In the same way, Anderson's complaint cannot support his retaliation theory under Title VII. Anderson claims he was retaliated against after he filed a complaint with the EEOC. A successful retaliation claim requires a plaintiff to prove the following: (1) participation in an activity protected by Title VII, (2) an adverse employment action, and (3) a causal connection between the protected activity and the adverse action. McCoy, 492 F.3d at 556. Though filing a complaint with the EEOC is a protected activity, Anderson has not pled any facts that support retaliation. As discussed above, he has failed to allege why the reassignments were adverse employment actions.
B. Age Discrimination
As a sixty-six-year-old employee, Anderson also claims he was discriminated against based on his age. Unlike his Title VII claims, Anderson's age discrimination claim is governed by the Age Discrimination in Employment Act of 1967 (“ADEA”). Under the ADEA, “[i]t shall be unlawful for an employer . . . to discharge any individual or otherwise discriminate against any individual with respect to his compensation, terms, conditions, or privileges of employment, because of such individual's age.” 29 U.S.C. § 623(a)(1). But like the race discrimination standard, a claim of age discrimination uses the same McDonnell Douglas framework when a plaintiff's claim is not based on direct evidence of discrimination. Jackson v. Ca-W. Packaging Corp., 602 F.3d 374, 377-78 (5th Cir. 2010).
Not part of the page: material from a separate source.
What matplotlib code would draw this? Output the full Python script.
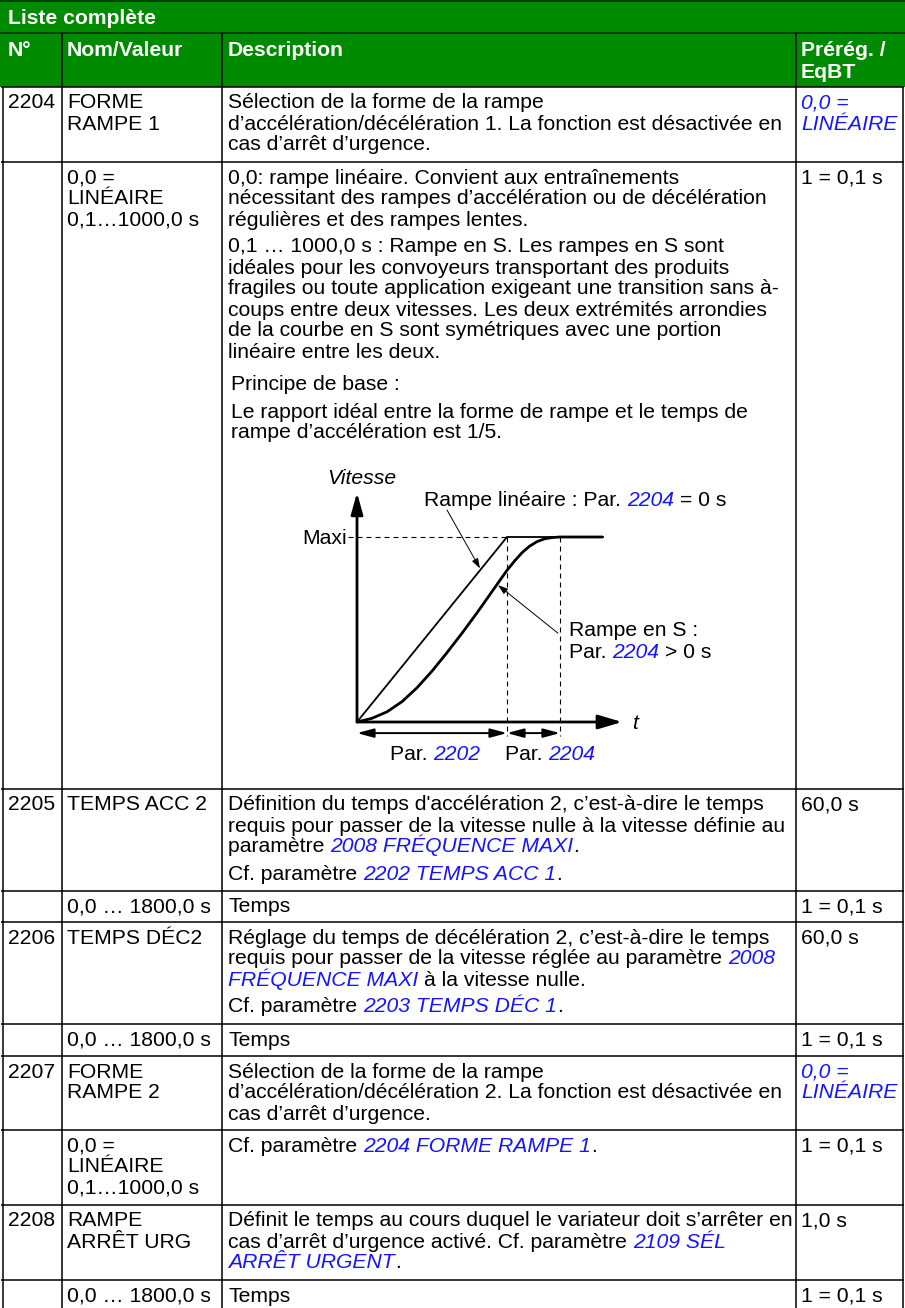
import re
import matplotlib
matplotlib.use('Agg')
import matplotlib.pyplot as plt
from matplotlib.patches import Rectangle
from matplotlib.font_manager import FontProperties

plt.rcParams['font.family'] = ['Liberation Sans', 'DejaVu Sans']

# ------------------------------------------------------------------ data
title = "Liste complète"
header_cols = ["N°", "Nom/Valeur", "Description", "Prérég. /\nEqBT"]

row_ids = ["2204", "", "2205", "", "2206", "", "2207", "", "2208", ""]

row_names = [
    ["FORME", "RAMPE 1"],
    ["0,0 =", "LINÉAIRE", "0,1…1000,0 s"],
    ["TEMPS ACC 2"],
    ["0,0 … 1800,0 s"],
    ["TEMPS DÉC2"],
    ["0,0 … 1800,0 s"],
    ["FORME", "RAMPE 2"],
    ["0,0 =", "LINÉAIRE", "0,1…1000,0 s"],
    ["RAMPE", "ARRÊT URG"],
    ["0,0 … 1800,0 s"],
]

# {...} = blue italic cross reference, None = paragraph gap, "\t" = small indent
row_descs = [
    ["Sélection de la forme de la rampe",
     "d’accélération/décélération 1. La fonction est désactivée en",
     "cas d’arrêt d’urgence."],
    ["0,0: rampe linéaire. Convient aux entraînements",
     "nécessitant des rampes d’accélération ou de décélération",
     "régulières et des rampes lentes.",
     None,
     "0,1 … 1000,0 s : Rampe en S. Les rampes en S sont",
     "idéales pour les convoyeurs transportant des produits",
     "fragiles ou toute application exigeant une transition sans à-",
     "coups entre deux vitesses. Les deux extrémités arrondies",
     "de la courbe en S sont symétriques avec une portion",
     "linéaire entre les deux.",
     None, None,
     "\tPrincipe de base :",
     None,
     "\tLe rapport idéal entre la forme de rampe et le temps de",
     "\trampe d’accélération est 1/5."],
    ["Définition du temps d'accélération 2, c’est-à-dire le temps",
     "requis pour passer de la vitesse nulle à la vitesse définie au",
     "paramètre {2008 FRÉQUENCE MAXI}.",
     None,
     "Cf. paramètre {2202 TEMPS ACC 1}."],
    ["Temps"],
    ["Réglage du temps de décélération 2, c’est-à-dire le temps",
     "requis pour passer de la vitesse réglée au paramètre {2008}",
     "{FRÉQUENCE MAXI} à la vitesse nulle.",
     None,
     "Cf. paramètre {2203 TEMPS DÉC 1}."],
    ["Temps"],
    ["Sélection de la forme de la rampe",
     "d’accélération/décélération 2. La fonction est désactivée en",
     "cas d’arrêt d’urgence."],
    ["Cf. paramètre {2204 FORME RAMPE 1}."],
    ["Définit le temps au cours duquel le variateur doit s’arrêter en",
     "cas d’arrêt d’urgence activé. Cf. paramètre {2109 SÉL}",
     "{ARRÊT URGENT}."],
    ["Temps"],
]

row_defaults = [
    ["{0,0 =}", "{LINÉAIRE}"],
    ["1 = 0,1 s"],
    ["60,0 s"],
    ["1 = 0,1 s"],
    ["60,0 s"],
    ["1 = 0,1 s"],
    ["{0,0 =}", "{LINÉAIRE}"],
    ["1 = 0,1 s"],
    ["1,0 s"],
    ["1 = 0,1 s"],
]

# ramp diagram (normalised: time in units of Par. 2202, speed in units of Maxi)
T_ACC = 1.0          # Par. 2202
T_S = 0.353          # Par. 2204
V_MAX = 1.0
T_END = 1.64
lin_t = [0.0, T_ACC, T_END]
lin_v = [0.0, V_MAX, V_MAX]
s_t = [0.0, 0.1, 0.2, 0.3, 0.4, 0.5, 0.6, 0.7, 0.8, 0.9, 1.0,
       1.05, 1.1, 1.15, 1.2, 1.25, 1.3, 1.353, 1.64]
s_v = [0.0, 0.02, 0.055, 0.11, 0.185, 0.275, 0.375, 0.48, 0.59, 0.705, 0.82,
       0.87, 0.915, 0.95, 0.975, 0.99, 0.997, 1.0, 1.0]

# ------------------------------------------------------------------ layout
W, H = 905, 1308
GREEN = '#008a00'
BLUE = '#1414ff'
FS = 15.25
LINE = 21.0
PARA = 6.0
TITLE_H = 33
HEAD_B = 87
row_tops = [87, 162, 789, 891, 922, 1024, 1056, 1130, 1205, 1280]
col_x = [62, 222, 796]
x_id, x_name, x_desc, x_def = 8, 67, 228, 801

fig = plt.figure(figsize=(W / 100, H / 100), dpi=100)
ax = fig.add_axes([0, 0, 1, 1])
ax.set_xlim(0, W)
ax.set_ylim(H, 0)
ax.axis('off')
renderer = fig.canvas.get_renderer()


def fprop(italic=False, bold=False, size=FS):
    return FontProperties(family=['Liberation Sans', 'DejaVu Sans'], size=size,
                          style='italic' if italic else 'normal',
                          weight='bold' if bold else 'normal')


def twidth(s, italic=False, bold=False, size=FS):
    fp = fprop(italic, bold, size)
    w1, _, _ = renderer.get_text_width_height_descent('|' + s + '|', fp, ismath=False)
    w0, _, _ = renderer.get_text_width_height_descent('||', fp, ismath=False)
    return w1 - w0


def rich(x, y, line, color='black', bold=False, size=FS, target=None):
    target = target or ax
    for p in re.split(r'(\{[^}]*\})', line):
        if not p:
            continue
        link = p.startswith('{')
        s = p[1:-1] if link else p
        lead = len(s) - len(s.lstrip(' '))
        x += twidth(s[:lead], link, bold, size) if lead else 0
        s = s.lstrip(' ')
        if s:
            target.text(x, y, s, fontproperties=fprop(link, bold, size),
                        color=BLUE if link else color, va='baseline', ha='left')
            x += twidth(s, link, bold, size)
    return x


def block(x, top, lines, color='black', bold=False):
    y = top + 21.5
    for ln in lines:
        if ln is None:
            y += PARA
            continue
        xx = x
        if ln.startswith('\t'):
            ln = ln[1:]
            xx += 3
        rich(xx, y, ln, color=color, bold=bold)
        y += LINE


# header
ax.add_patch(Rectangle((0, 0), W, HEAD_B, facecolor=GREEN, edgecolor='none'))
ax.text(x_id, 24.5, title, fontproperties=fprop(bold=True), color='white', va='baseline')
for cx, lab in zip([x_id, x_name, x_desc, x_def], header_cols):
    for k, part in enumerate(lab.split('\n')):
        ax.text(cx, 56.5 + k * LINE, part, fontproperties=fprop(bold=True),
                color='white', va='baseline')

lw = 1.1
ax.hlines([0.6, TITLE_H], 0, W, color='#0a2a0a', lw=lw)
ax.vlines(col_x, TITLE_H, HEAD_B, color='black', lw=lw)

# grid
ax.hlines(row_tops, 1, W - 1, color='black', lw=lw)
ax.vlines(col_x, HEAD_B, H, color='black', lw=lw)
ax.vlines([2.5, W - 2], HEAD_B, H, color='black', lw=lw)

# rows
for i, top in enumerate(row_tops):
    if row_ids[i]:
        ax.text(x_id, top + 21.5, row_ids[i], fontproperties=fprop(), va='baseline')
    block(x_name, top, row_names[i])
    block(x_desc, top, row_descs[i])
    block(x_def, top, row_defaults[i])

# ------------------------------------------------------------------ diagram
OX, OY, SX, SY = 357, 722, 150.0, 185.0
X0, X1, Y0, Y1 = 300, 740, 460, 770
dax = fig.add_axes([X0 / W, 1 - Y1 / H, (X1 - X0) / W, (Y1 - Y0) / H])
dax.set_xlim((X0 - OX) / SX, (X1 - OX) / SX)
dax.set_ylim((OY - Y1) / SY, (OY - Y0) / SY)
dax.axis('off')
dax.patch.set_visible(False)

dash = (0, (4.5, 3.6))
dax.plot([-0.06, T_ACC], [V_MAX, V_MAX], color='black', lw=0.8, ls=dash)
dax.plot([T_ACC, T_ACC], [V_MAX, -0.075], color='black', lw=0.8, ls=dash)
dax.plot([T_ACC + T_S, T_ACC + T_S], [V_MAX, -0.075], color='black', lw=0.8, ls=dash)

dax.plot(lin_t, lin_v, color='black', lw=1.3, solid_joinstyle='miter')
dax.plot(s_t, s_v, color='black', lw=2.0, solid_joinstyle='round', solid_capstyle='butt')

axis_style = dict(color='black', lw=2.0, shrinkA=0, shrinkB=0, mutation_scale=10)
dax.annotate('', xy=(0, 1.24), xytext=(0, 0),
             arrowprops=dict(arrowstyle='-|>,head_length=1.3,head_width=0.36', **axis_style))
dax.annotate('', xy=(1.767, 0), xytext=(0, 0),
             arrowprops=dict(arrowstyle='-|>,head_length=1.45,head_width=0.43', **axis_style))

dim_style = dict(arrowstyle='<|-|>,head_length=1.0,head_width=0.27', color='black', lw=1.4,
                 shrinkA=0, shrinkB=0, mutation_scale=10)
dax.annotate('', xy=(T_ACC, -0.06), xytext=(0, -0.06), arrowprops=dim_style)
dax.annotate('', xy=(T_ACC + T_S, -0.06), xytext=(T_ACC, -0.06), arrowprops=dim_style)

lead_style = dict(arrowstyle='-|>,head_length=0.6,head_width=0.2', color='black', lw=0.7,
                  shrinkA=0, shrinkB=0, mutation_scale=10)
dax.annotate('', xy=(0.82, 0.83), xytext=(0.6, 1.146), arrowprops=lead_style)
dax.annotate('', xy=(0.94, 0.74), xytext=(1.34, 0.48), arrowprops=lead_style)

# diagram labels
ax.text(327, 484, "Vitesse", fontproperties=fprop(italic=True), va='baseline')
rich(424, 505.5, "Rampe linéaire : Par. {2204} = 0 s")
ax.text(347, 544.5, "Maxi", fontproperties=fprop(), va='baseline', ha='right')
ax.text(632, 729, "t", fontproperties=fprop(italic=True), va='baseline')
rich(569, 635.5, "Rampe en S :")
rich(569, 657.5, "Par. {2204} > 0 s")
rich(390, 759.5, "Par. {2202}")
rich(505, 759.5, "Par. {2204}")

fig.savefig('out.png', dpi=100)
As noted above, Anderson's complaint only says that the VA reassigned his government vehicle and moved him to another rehabilitation program at the VA. He does not explain how these reassignments were adverse employment actions or whether he was treated less favorably than other employees outside his protected group. It is not enough for Anderson to state that he was over sixty and ask the Court to infer that he must have been subjected to age discrimination. Taking all of Anderson's allegations as true, he has failed to plead facts that show he is entitled to relief under the ADEA.
CONCLUSION
At bottom, Anderson's complaint offers seven lines of facts, not one supporting a plausible discrimination claim under any legal theory. Consequently, IT IS ORDERED that McDonough's motion to dismiss [Record Document 28] is GRANTED. All claims against Defendant are dismissed with prejudice. A separate judgment will be issued alongside this ruling.